A mere four days after arriving in the Salt Lake Valley in 1847, Mormon pioneers designated modern-day Temple Square as the location for their first religious temple. Forty years later, the construction of the Salt Lake Temple was completed, and the gridded street system of Salt Lake City continued to develop with the temple at its heart. Present-day Historic Temple Square includes the temple, the Joseph Smith Memorial Building, the Relief Society Building and Church Office Building, the Conference Center, the Family History Library, and the Museum of Church History and Art, as well as a large pedestrian plaza and reflecting pool. The site offers free tours, events and performances by the Mormon Tabernacle Choir, dining options, and holiday lights during the winter season.
Off the Beaten Path
Tucked unassumingly into a suburban neighborhood, the Gilgal Sculpture Garden was envisioned and created by Thomas Battersby Child, Jr. in the mid-20th century as a physical representation of his deeply held beliefs. Quoted as saying “If you want to be brought down to earth in your thinking and studying, try to make your thoughts express themselves with your hands,” Child hoped the garden would inspire the thoughtful pursuit of life’s meaning in its visitors. The garden is home to 12 original sculptures and over 70 stones engraved with poems, scriptures, and literary texts. The garden is the only identified “visionary art environment” in Utah, a title that signifies art created from found materials and by those without formal artistic training in an effort to express deep conviction.
Most Iconic Attraction
Known for hosting the annual Sundance Film Festival, as a world-class mountain resort, and the venue for the 2002 Winter Olympics, Park City (east of Salt Lake City) is a lively mountain town that boasts fine cuisine, culture, and art.

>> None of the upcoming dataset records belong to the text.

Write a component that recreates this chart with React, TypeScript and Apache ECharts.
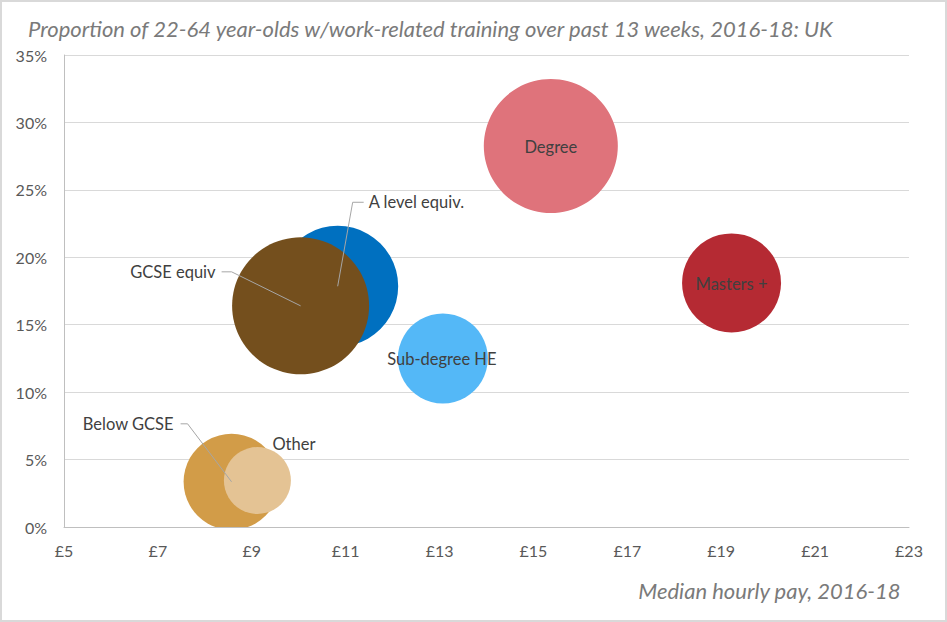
import React, { useEffect, useRef } from "react";
import * as echarts from "echarts";

// ---- data ----
const categories = ["Masters +", "Degree", "Sub-degree HE", "A level equiv.", "GCSE equiv", "Below GCSE", "Other"];
const medianPay = [19.22, 15.37, 13.07, 10.83, 10.04, 8.57, 9.12]; // £ per hour
const trainingShare = [18.1, 28.25, 12.5, 17.85, 16.4, 3.35, 3.45]; // %
const bubbleSize = [52.2, 95.7, 43.2, 78.0, 100, 49.1, 23.9]; // relative area
const xTickLabels = [5, 7, 9, 11, 13, 15, 17, 19, 21, 23];
const yTicks = [0, 5, 10, 15, 20, 25, 30, 35];

// ---- styles ----
const colors = ["#B52A33", "#DF737B", "#54B8F7", "#0070C0", "#744F1D", "#D29C48", "#E4C394"];
// label placement relative to bubble centre (px)
type Lay = { dx: number; dy: number; align: "left" | "center" | "right"; leader?: number[][] };
const labelLayout: Lay[] = [
  { dx: 0, dy: 1, align: "center" },
  { dx: 0, dy: 1, align: "center" },
  { dx: -1, dy: 1, align: "center" },
  { dx: 31, dy: -84, align: "left", leader: [[0, 0], [15, -84], [26, -84]] },
  { dx: -85, dy: -34, align: "right", leader: [[0, 0], [-69, -34], [-79, -34]] },
  { dx: -58, dy: -58, align: "right", leader: [[0, 0], [-44, -58], [-51, -58]] },
  { dx: 15, dy: -36, align: "left" },
];
const FONT = "Lato, 'Open Sans', sans-serif";
const MAX_R = 68.5;
const MAX_SIZE = 100;

export default function App() {
  const ref = useRef<HTMLDivElement>(null);
  useEffect(() => {
    if (!ref.current) return;
    const chart = echarts.init(ref.current, undefined, { renderer: "svg" });
    const data = categories.map((name, i) => [medianPay[i], trainingShare[i], bubbleSize[i], name]);
    chart.setOption({
      animation: false,
      backgroundColor: "#FFFFFF",
      title: [
        {
          text: "Proportion of 22-64 year-olds w/work-related training over past 13 weeks, 2016-18: UK",
          left: 23,
          top: 12,
          textStyle: { fontFamily: FONT, fontSize: 22, fontStyle: "italic", fontWeight: "normal", color: "#7A7A7A" },
        },
        {
          text: "Median hourly pay, 2016-18",
          right: 41,
          top: 574,
          textStyle: { fontFamily: FONT, fontSize: 22, fontStyle: "italic", fontWeight: "normal", color: "#7A7A7A" },
        },
      ],
      graphic: [
        {
          type: "rect",
          shape: { x: 1, y: 1, width: 945, height: 620 },
          style: { fill: "none", stroke: "#D9D9D9", lineWidth: 2 },
          silent: true,
        },
      ],
      grid: { left: 64, top: 55, width: 845, height: 472, containLabel: false },
      xAxis: {
        type: "value",
        min: 5,
        max: 23,
        interval: 1,
        axisLine: { show: true, lineStyle: { color: "#BFBFBF", width: 1 } },
        axisTick: { show: false },
        splitLine: { show: false },
        axisLabel: {
          margin: 15,
          color: "#595959",
          fontFamily: FONT,
          fontSize: 16,
          formatter: (v: number) => (xTickLabels.indexOf(v) >= 0 ? "£" + v : ""),
        },
      },
      yAxis: {
        type: "value",
        min: yTicks[0],
        max: yTicks[yTicks.length - 1],
        interval: 5,
        axisLine: { show: true, lineStyle: { color: "#BFBFBF", width: 1 } },
        axisTick: { show: false },
        splitLine: { show: true, lineStyle: { color: "#D9D9D9", width: 1 } },
        axisLabel: { margin: 17, color: "#595959", fontFamily: FONT, fontSize: 16, formatter: "{value}%" },
      },
      series: [
        {
          type: "custom",
          name: "bubbles",
          clip: true,
          z: 2,
          data,
          encode: { x: 0, y: 1 },
          renderItem: (params: any, api: any) => {
            const c = api.coord([api.value(0), api.value(1)]);
            const r = MAX_R * Math.sqrt(api.value(2) / MAX_SIZE);
            return {
              type: "circle",
              shape: { cx: c[0], cy: c[1], r },
              style: { fill: colors[params.dataIndex] },
            };
          },
        },
        {
          type: "custom",
          name: "labels",
          clip: false,
          z: 5,
          data,
          encode: { x: 0, y: 1 },
          silent: true,
          renderItem: (params: any, api: any) => {
            const c = api.coord([api.value(0), api.value(1)]);
            const lay = labelLayout[params.dataIndex];
            const children: any[] = [];
            if (lay.leader) {
              children.push({
                type: "polyline",
                shape: { points: lay.leader.map((p) => [c[0] + p[0], c[1] + p[1]]) },
                style: { stroke: "#A6A6A6", lineWidth: 1, fill: null },
              });
            }
            children.push({
              type: "text",
              x: c[0] + lay.dx,
              y: c[1] + lay.dy,
              style: {
                text: categories[params.dataIndex],
                fill: "#404040",
                fontFamily: FONT,
                fontSize: 16.5,
                align: lay.align,
                verticalAlign: "middle",
              },
            });
            return { type: "group", children };
          },
        },
      ],
    });
    return () => chart.dispose();
  }, []);
  return (
    <div
      ref={ref}
      style={{ position: "fixed", left: 0, top: 0, width: 947, height: 622, background: "#fff" }}
    />
  );
}
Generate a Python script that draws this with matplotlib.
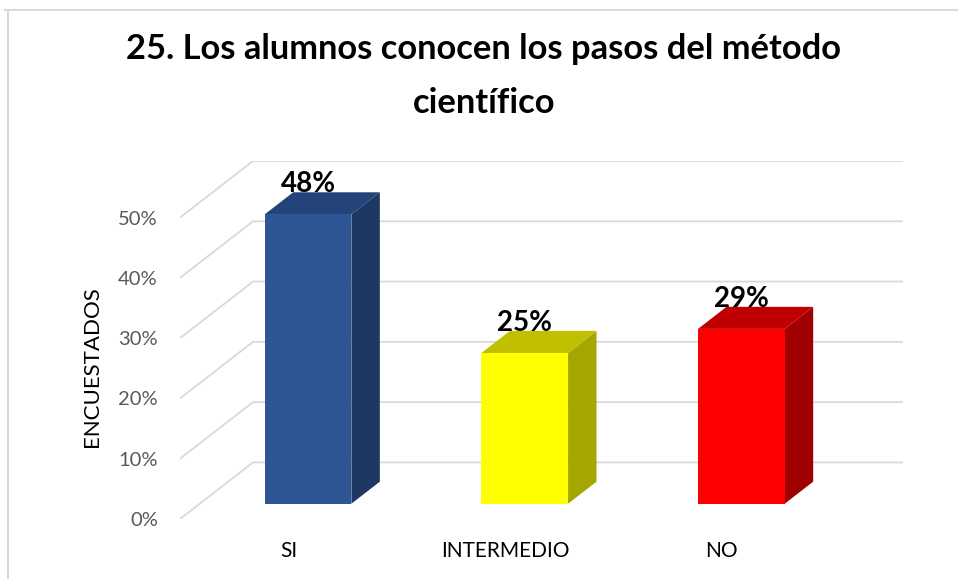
import matplotlib
matplotlib.use("Agg")
import matplotlib.pyplot as plt
from matplotlib.patches import Polygon, Rectangle
from matplotlib.lines import Line2D

# ---- data ----
categories = ["SI", "INTERMEDIO", "NO"]
values = [48, 25, 29]
value_labels = ["48%", "25%", "29%"]
tick_values = [0, 10, 20, 30, 40, 50]
tick_labels = ["0%", "10%", "20%", "30%", "40%", "50%"]
title_lines = ["25. Los alumnos conocen los pasos del método", "científico"]
ylabel = "ENCUESTADOS"

front_colors = ["#2E5594", "#FFFF00", "#FF0000"]
top_colors = ["#24437A", "#C0C000", "#C00000"]
side_colors = ["#1F3763", "#A6A600", "#A00000"]

FONT = "Lato"
plt.rcParams["font.family"] = [FONT, "DejaVu Sans"]

W, H = 958, 579
fig = plt.figure(figsize=(W / 100, H / 100), dpi=100)

# oblique projection parameters (depth of the floor, in data units)
DX = 0.337   # x shift for full depth
DY = 9.385   # y shift for full depth
f1, f2 = 0.27, 0.66  # bar front / back depth fractions
bw = 0.40

left_px, right_px = 180, 903
bottom_px, top_px = 519, 161
ax = fig.add_axes([left_px / W, (H - bottom_px) / H,
                   (right_px - left_px) / W, (bottom_px - top_px) / H])
ax.set_xlim(0, len(categories) + DX)
ax.set_ylim(0, 50 + DY)
for s in ax.spines.values():
    s.set_visible(False)

# walls / gridlines
for v in tick_values:
    ax.plot([0, DX, len(categories) + DX], [v, v + DY, v + DY],
            color="#D9D9D9", lw=1.3, zorder=1, solid_capstyle="butt")

# bars
for i, v in enumerate(values):
    c = i + 0.5
    xl1 = c - bw / 2 + f1 * DX
    xr1 = c + bw / 2 + f1 * DX
    xl2 = c - bw / 2 + f2 * DX
    xr2 = c + bw / 2 + f2 * DX
    y01 = f1 * DY
    y02 = f2 * DY
    # side
    ax.add_patch(Polygon([(xr1, y01), (xr1, y01 + v), (xr2, y02 + v), (xr2, y02)],
                         closed=True, facecolor=side_colors[i], edgecolor="none", zorder=3))
    # top
    ax.add_patch(Polygon([(xl1, y01 + v), (xr1, y01 + v), (xr2, y02 + v), (xl2, y02 + v)],
                         closed=True, facecolor=top_colors[i], edgecolor="none", zorder=3))
    # front
    ax.add_patch(Rectangle((xl1, y01), bw, v, facecolor=front_colors[i],
                           edgecolor="none", zorder=4))
    ax.annotate(value_labels[i], xy=(c + f1 * DX, y01 + v), xytext=(0, 17),
                textcoords="offset pixels", ha="center", va="bottom",
                fontsize=20, fontweight="bold", color="black", zorder=6)

ax.set_yticks(tick_values)
ax.set_yticklabels(tick_labels)
ax.set_xticks([i + 0.5 for i in range(len(categories))])
ax.set_xticklabels(categories)
ax.tick_params(axis="y", length=0, pad=16, labelsize=14.5, labelcolor="#595959")
ax.tick_params(axis="x", length=0, pad=16, labelsize=15, labelcolor="black")

fig.text(92 / W, 1 - 367 / H, ylabel, rotation=90, ha="center", va="center",
         fontsize=16, color="black")

# title (two centred lines, baselines at ~59 px and ~113 px)
fig.text(484 / W, 1 - 59 / H, title_lines[0], ha="center", va="baseline",
         fontsize=24.8, fontweight="bold", color="black")
fig.text(484 / W, 1 - 113 / H, title_lines[1], ha="center", va="baseline",
         fontsize=24.8, fontweight="bold", color="black")

# chart border (top and left visible)
fig.add_artist(Line2D([5 / W, 1], [1 - 10 / H, 1 - 10 / H], color="#D9D9D9", lw=1.5))
fig.add_artist(Line2D([8 / W, 8 / W], [1 - 10 / H, 0], color="#D9D9D9", lw=1.5))

fig.savefig("out.png", dpi=100)
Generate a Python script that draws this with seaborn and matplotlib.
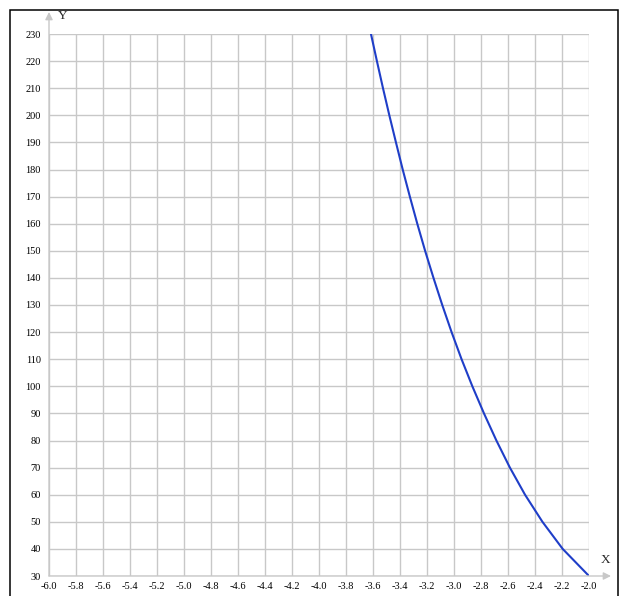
import numpy as np
import pandas as pd
import seaborn as sns
from matplotlib import pyplot as plt
from matplotlib.patches import Rectangle

# values (x where the curve crosses each y gridline)
curve_x = [-3.615, -3.571, -3.526, -3.479, -3.430, -3.380, -3.327, -3.272, -3.214,
           -3.152, -3.087, -3.018, -2.944, -2.864, -2.778, -2.686, -2.586, -2.474,
           -2.345, -2.195, -2.000]
curve_y = [230, 220, 210, 200, 190, 180, 170, 160, 150, 140, 130, 120, 110, 100,
           90, 80, 70, 60, 50, 40, 30]

x_ticks = [round(-6.0 + 0.2 * i, 1) for i in range(21)]
x_tick_labels = [f'{v:.1f}' for v in x_ticks]
y_ticks = list(range(30, 231, 10))
y_tick_labels = [str(v) for v in y_ticks]

W, H = 627, 596
GRID = '#c8c8c8'


def fx(px):
    return px / W


def fy(py):
    return 1 - py / H


def main():
    sns.set_style('white')
    plt.rcParams['font.family'] = ['Liberation Serif', 'DejaVu Serif']
    plt.rcParams['axes.unicode_minus'] = False

    fig = plt.figure(figsize=(W / 100, H / 100), dpi=100)
    ax = fig.add_axes([fx(49), fy(576), fx(589) - fx(49), fy(34) - fy(576)])

    df = pd.DataFrame({'x': curve_x, 'y': curve_y})
    sns.lineplot(data=df, x='x', y='y', color='#1f3ec8', linewidth=1.5,
                 estimator=None, sort=False, ax=ax, zorder=3)

    ax.set_xlim(-6.0, -2.0)
    ax.set_ylim(30, 230)
    ax.set_xticks(x_ticks)
    ax.set_xticklabels(x_tick_labels)
    ax.set_yticks(y_ticks)
    ax.set_yticklabels(y_tick_labels)
    ax.tick_params(axis='both', length=0, labelsize=7.5, colors='black')
    ax.tick_params(axis='x', pad=4)
    ax.tick_params(axis='y', pad=6)
    ax.set_xlabel('')
    ax.set_ylabel('')
    ax.grid(True, color=GRID, linewidth=1.0)
    for s in ax.spines.values():
        s.set_visible(False)

    # axis arrows
    arrow = dict(arrowstyle='-|>', color=GRID, lw=1.0, mutation_scale=11,
                 shrinkA=0, shrinkB=0)
    ax.annotate('', xy=(0, 1 + 22 / 542), xytext=(0, 0), xycoords='axes fraction',
                textcoords='axes fraction', arrowprops=arrow, annotation_clip=False)
    ax.annotate('', xy=(1 + 22 / 540, 0), xytext=(0, 0), xycoords='axes fraction',
                textcoords='axes fraction', arrowprops=arrow, annotation_clip=False)

    fig.text(fx(63), fy(16), 'Y', fontsize=9.5, ha='center', va='center')
    fig.text(fx(606), fy(560), 'X', fontsize=9.5, ha='center', va='center')

    # outer frame
    fig.patches.append(Rectangle((fx(9.5), fy(605)), fx(618) - fx(9.5), fy(9.5) - fy(605),
                                 transform=fig.transFigure, fill=False,
                                 edgecolor='black', linewidth=1.1))

    fig.savefig('out.png', dpi=100)


if __name__ == '__main__':
    main()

Discovered in 1868 by soldiers searching for silver, the town quickly grew into one of the most sought-after mining towns in the West. By 1930, as mining began to decline, skiing began to gain traction as a sport and recreational pastime. Presently, Park City claims lively bars, chic and unique shops and boutiques, fine dining, and a thriving art scene.
Although understated, Salt Lake City’s nightlife is burgeoning. While the city boasts multiple breweries, the best nightlife can be experienced at Beer Bar and Bar X or Bodega. Opened in 1933, the year Prohibition was repealed, Bar X contains quaint booths, low lights, and late ‘20s-themed décor. Since its refurbishment in 2010, it has been a frequent hot spot for drinks and late-night hangouts, alongside its sister, Beer Bar. The two are connected by an inside door and allow bargoers to hop between well-cooked bar food and supporting their favored team at Beer Bar, and craft cocktails and quiet conversation at Bar X. For a similar speakeasy vibe, Bodega provides a small space for friends to enjoy food, drink, and friendly conversation. For more upbeat or dance-hall style evenings, Urban Lounge, the Depot, or Sky Bar host musicians and DJs that can keep you on your feet.
Architects Bernard O. Mecklenburg and Carl M. Newhausen began work on the Cathedral of the Madeleine in 1900 and saw its completion in 1909. With the Romanesque Revival influencing the building’s exterior, and Gothic Revival influences inside, the cathedral is a stunning work of architectural creativity. In 1915, Joseph S. Glass, then bishop of Salt Lake City, solicited the help of John Theodore Comes, a leading architect of that age, to beautify the cathedral’s interior. With his artistic guidance, the cathedral’s murals, polychrome detailing, and St. Mary Magdalen reredos and shrines were created and updated with Spanish Gothic inspiration. Visitors to the cathedral can enjoy events, services, and tours, and can gain inspiration from the stained-glass masterpieces, architectural design, murals, and shrines.